What you need to do: Leave out the pictures and restate the rest of the data exactly.

┌────────

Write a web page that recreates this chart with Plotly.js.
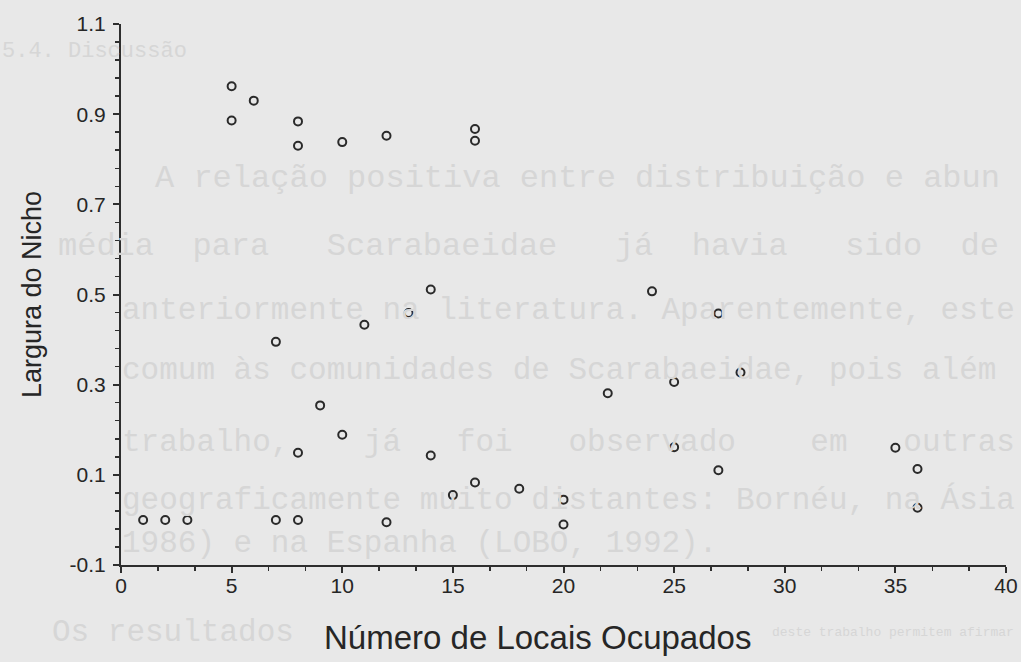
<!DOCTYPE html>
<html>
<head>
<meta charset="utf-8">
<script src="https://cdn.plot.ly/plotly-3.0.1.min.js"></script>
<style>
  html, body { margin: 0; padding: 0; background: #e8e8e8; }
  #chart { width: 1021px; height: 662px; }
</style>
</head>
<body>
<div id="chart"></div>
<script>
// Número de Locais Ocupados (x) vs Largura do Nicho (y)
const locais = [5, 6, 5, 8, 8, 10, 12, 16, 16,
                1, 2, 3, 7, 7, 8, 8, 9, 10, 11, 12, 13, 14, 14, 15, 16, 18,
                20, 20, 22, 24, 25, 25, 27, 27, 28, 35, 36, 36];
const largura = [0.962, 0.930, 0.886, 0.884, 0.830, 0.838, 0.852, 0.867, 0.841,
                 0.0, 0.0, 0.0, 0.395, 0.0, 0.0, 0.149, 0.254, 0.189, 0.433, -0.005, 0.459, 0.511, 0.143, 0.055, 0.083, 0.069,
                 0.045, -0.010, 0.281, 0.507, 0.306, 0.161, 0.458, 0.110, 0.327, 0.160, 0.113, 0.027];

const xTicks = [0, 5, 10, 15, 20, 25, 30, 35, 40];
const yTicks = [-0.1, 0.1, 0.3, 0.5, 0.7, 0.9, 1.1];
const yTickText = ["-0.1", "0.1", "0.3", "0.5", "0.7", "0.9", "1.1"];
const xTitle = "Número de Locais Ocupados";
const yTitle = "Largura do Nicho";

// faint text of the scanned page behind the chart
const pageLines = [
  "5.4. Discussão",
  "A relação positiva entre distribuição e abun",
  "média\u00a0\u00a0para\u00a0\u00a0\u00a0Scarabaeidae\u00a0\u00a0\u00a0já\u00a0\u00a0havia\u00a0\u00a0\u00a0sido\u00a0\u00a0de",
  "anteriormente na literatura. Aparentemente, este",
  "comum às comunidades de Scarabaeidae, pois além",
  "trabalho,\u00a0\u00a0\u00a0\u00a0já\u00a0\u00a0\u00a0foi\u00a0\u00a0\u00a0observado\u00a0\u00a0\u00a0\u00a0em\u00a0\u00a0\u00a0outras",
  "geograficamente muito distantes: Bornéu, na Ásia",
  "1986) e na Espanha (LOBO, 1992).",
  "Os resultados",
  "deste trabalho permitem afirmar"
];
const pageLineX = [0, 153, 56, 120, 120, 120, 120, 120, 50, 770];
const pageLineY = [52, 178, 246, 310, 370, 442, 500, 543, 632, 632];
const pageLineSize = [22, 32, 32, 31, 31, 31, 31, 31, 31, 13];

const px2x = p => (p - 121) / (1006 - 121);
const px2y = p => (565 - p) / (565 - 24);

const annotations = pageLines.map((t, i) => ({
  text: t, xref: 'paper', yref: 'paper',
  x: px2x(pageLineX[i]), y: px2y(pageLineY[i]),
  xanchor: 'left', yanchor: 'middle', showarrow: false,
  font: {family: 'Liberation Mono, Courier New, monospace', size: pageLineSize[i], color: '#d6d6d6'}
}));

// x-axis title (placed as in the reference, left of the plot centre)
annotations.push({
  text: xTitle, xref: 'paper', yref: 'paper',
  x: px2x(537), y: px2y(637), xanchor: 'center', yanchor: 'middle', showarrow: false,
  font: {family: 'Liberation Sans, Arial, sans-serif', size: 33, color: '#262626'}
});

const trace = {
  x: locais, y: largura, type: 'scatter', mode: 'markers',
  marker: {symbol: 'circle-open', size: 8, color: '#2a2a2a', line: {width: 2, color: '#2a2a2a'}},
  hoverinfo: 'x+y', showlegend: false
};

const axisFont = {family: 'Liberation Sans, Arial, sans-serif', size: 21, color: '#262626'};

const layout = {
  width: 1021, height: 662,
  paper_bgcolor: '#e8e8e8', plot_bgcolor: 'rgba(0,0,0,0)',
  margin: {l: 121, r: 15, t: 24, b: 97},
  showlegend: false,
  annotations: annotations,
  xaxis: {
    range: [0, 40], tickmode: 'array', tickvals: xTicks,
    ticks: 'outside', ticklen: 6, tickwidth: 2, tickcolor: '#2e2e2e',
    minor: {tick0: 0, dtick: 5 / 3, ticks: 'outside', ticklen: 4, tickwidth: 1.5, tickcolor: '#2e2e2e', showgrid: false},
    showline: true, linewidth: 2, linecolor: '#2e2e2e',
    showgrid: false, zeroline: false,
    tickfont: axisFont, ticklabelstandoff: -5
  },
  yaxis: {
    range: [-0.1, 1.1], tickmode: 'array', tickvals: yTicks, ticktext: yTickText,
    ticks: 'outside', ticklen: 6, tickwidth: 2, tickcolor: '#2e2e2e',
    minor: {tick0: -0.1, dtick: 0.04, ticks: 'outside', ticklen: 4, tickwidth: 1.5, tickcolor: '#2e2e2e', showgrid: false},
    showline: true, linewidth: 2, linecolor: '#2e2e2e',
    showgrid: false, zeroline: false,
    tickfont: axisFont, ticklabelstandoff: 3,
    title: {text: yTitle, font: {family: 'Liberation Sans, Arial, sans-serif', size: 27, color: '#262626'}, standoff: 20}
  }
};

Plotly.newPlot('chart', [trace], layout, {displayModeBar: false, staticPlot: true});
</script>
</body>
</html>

└────────

Exercise solution:
Write a web page that recreates this chart with Plotly.js.
<!DOCTYPE html>
<html>
<head>
<meta charset="utf-8">
<script src="https://cdn.plot.ly/plotly-3.0.1.min.js"></script>
<style>
  html, body { margin: 0; padding: 0; background: #e8e8e8; }
  #chart { width: 1021px; height: 662px; }
</style>
</head>
<body>
<div id="chart"></div>
<script>
// Número de Locais Ocupados (x) vs Largura do Nicho (y)
const locais = [5, 6, 5, 8, 8, 10, 12, 16, 16,
                1, 2, 3, 7, 7, 8, 8, 9, 10, 11, 12, 13, 14, 14, 15, 16, 18,
                20, 20, 22, 24, 25, 25, 27, 27, 28, 35, 36, 36];
const largura = [0.962, 0.930, 0.886, 0.884, 0.830, 0.838, 0.852, 0.867, 0.841,
                 0.0, 0.0, 0.0, 0.395, 0.0, 0.0, 0.149, 0.254, 0.189, 0.433, -0.005, 0.459, 0.511, 0.143, 0.055, 0.083, 0.069,
                 0.045, -0.010, 0.281, 0.507, 0.306, 0.161, 0.458, 0.110, 0.327, 0.160, 0.113, 0.027];

const xTicks = [0, 5, 10, 15, 20, 25, 30, 35, 40];
const yTicks = [-0.1, 0.1, 0.3, 0.5, 0.7, 0.9, 1.1];
const yTickText = ["-0.1", "0.1", "0.3", "0.5", "0.7", "0.9", "1.1"];
const xTitle = "Número de Locais Ocupados";
const yTitle = "Largura do Nicho";

// faint text of the scanned page behind the chart
const pageLines = [
  "5.4. Discussão",
  "A relação positiva entre distribuição e abun",
  "média\u00a0\u00a0para\u00a0\u00a0\u00a0Scarabaeidae\u00a0\u00a0\u00a0já\u00a0\u00a0havia\u00a0\u00a0\u00a0sido\u00a0\u00a0de",
  "anteriormente na literatura. Aparentemente, este",
  "comum às comunidades de Scarabaeidae, pois além",
  "trabalho,\u00a0\u00a0\u00a0\u00a0já\u00a0\u00a0\u00a0foi\u00a0\u00a0\u00a0observado\u00a0\u00a0\u00a0\u00a0em\u00a0\u00a0\u00a0outras",
  "geograficamente muito distantes: Bornéu, na Ásia",
  "1986) e na Espanha (LOBO, 1992).",
  "Os resultados",
  "deste trabalho permitem afirmar"
];
const pageLineX = [0, 153, 56, 120, 120, 120, 120, 120, 50, 770];
const pageLineY = [52, 178, 246, 310, 370, 442, 500, 543, 632, 632];
const pageLineSize = [22, 32, 32, 31, 31, 31, 31, 31, 31, 13];

const px2x = p => (p - 121) / (1006 - 121);
const px2y = p => (565 - p) / (565 - 24);

const annotations = pageLines.map((t, i) => ({
  text: t, xref: 'paper', yref: 'paper',
  x: px2x(pageLineX[i]), y: px2y(pageLineY[i]),
  xanchor: 'left', yanchor: 'middle', showarrow: false,
  font: {family: 'Liberation Mono, Courier New, monospace', size: pageLineSize[i], color: '#d6d6d6'}
}));

// x-axis title (placed as in the reference, left of the plot centre)
annotations.push({
  text: xTitle, xref: 'paper', yref: 'paper',
  x: px2x(537), y: px2y(637), xanchor: 'center', yanchor: 'middle', showarrow: false,
  font: {family: 'Liberation Sans, Arial, sans-serif', size: 33, color: '#262626'}
});

const trace = {
  x: locais, y: largura, type: 'scatter', mode: 'markers',
  marker: {symbol: 'circle-open', size: 8, color: '#2a2a2a', line: {width: 2, color: '#2a2a2a'}},
  hoverinfo: 'x+y', showlegend: false
};

const axisFont = {family: 'Liberation Sans, Arial, sans-serif', size: 21, color: '#262626'};

const layout = {
  width: 1021, height: 662,
  paper_bgcolor: '#e8e8e8', plot_bgcolor: 'rgba(0,0,0,0)',
  margin: {l: 121, r: 15, t: 24, b: 97},
  showlegend: false,
  annotations: annotations,
  xaxis: {
    range: [0, 40], tickmode: 'array', tickvals: xTicks,
    ticks: 'outside', ticklen: 6, tickwidth: 2, tickcolor: '#2e2e2e',
    minor: {tick0: 0, dtick: 5 / 3, ticks: 'outside', ticklen: 4, tickwidth: 1.5, tickcolor: '#2e2e2e', showgrid: false},
    showline: true, linewidth: 2, linecolor: '#2e2e2e',
    showgrid: false, zeroline: false,
    tickfont: axisFont, ticklabelstandoff: -5
  },
  yaxis: {
    range: [-0.1, 1.1], tickmode: 'array', tickvals: yTicks, ticktext: yTickText,
    ticks: 'outside', ticklen: 6, tickwidth: 2, tickcolor: '#2e2e2e',
    minor: {tick0: -0.1, dtick: 0.04, ticks: 'outside', ticklen: 4, tickwidth: 1.5, tickcolor: '#2e2e2e', showgrid: false},
    showline: true, linewidth: 2, linecolor: '#2e2e2e',
    showgrid: false, zeroline: false,
    tickfont: axisFont, ticklabelstandoff: 3,
    title: {text: yTitle, font: {family: 'Liberation Sans, Arial, sans-serif', size: 27, color: '#262626'}, standoff: 20}
  }
};

Plotly.newPlot('chart', [trace], layout, {displayModeBar: false, staticPlot: true});
</script>
</body>
</html>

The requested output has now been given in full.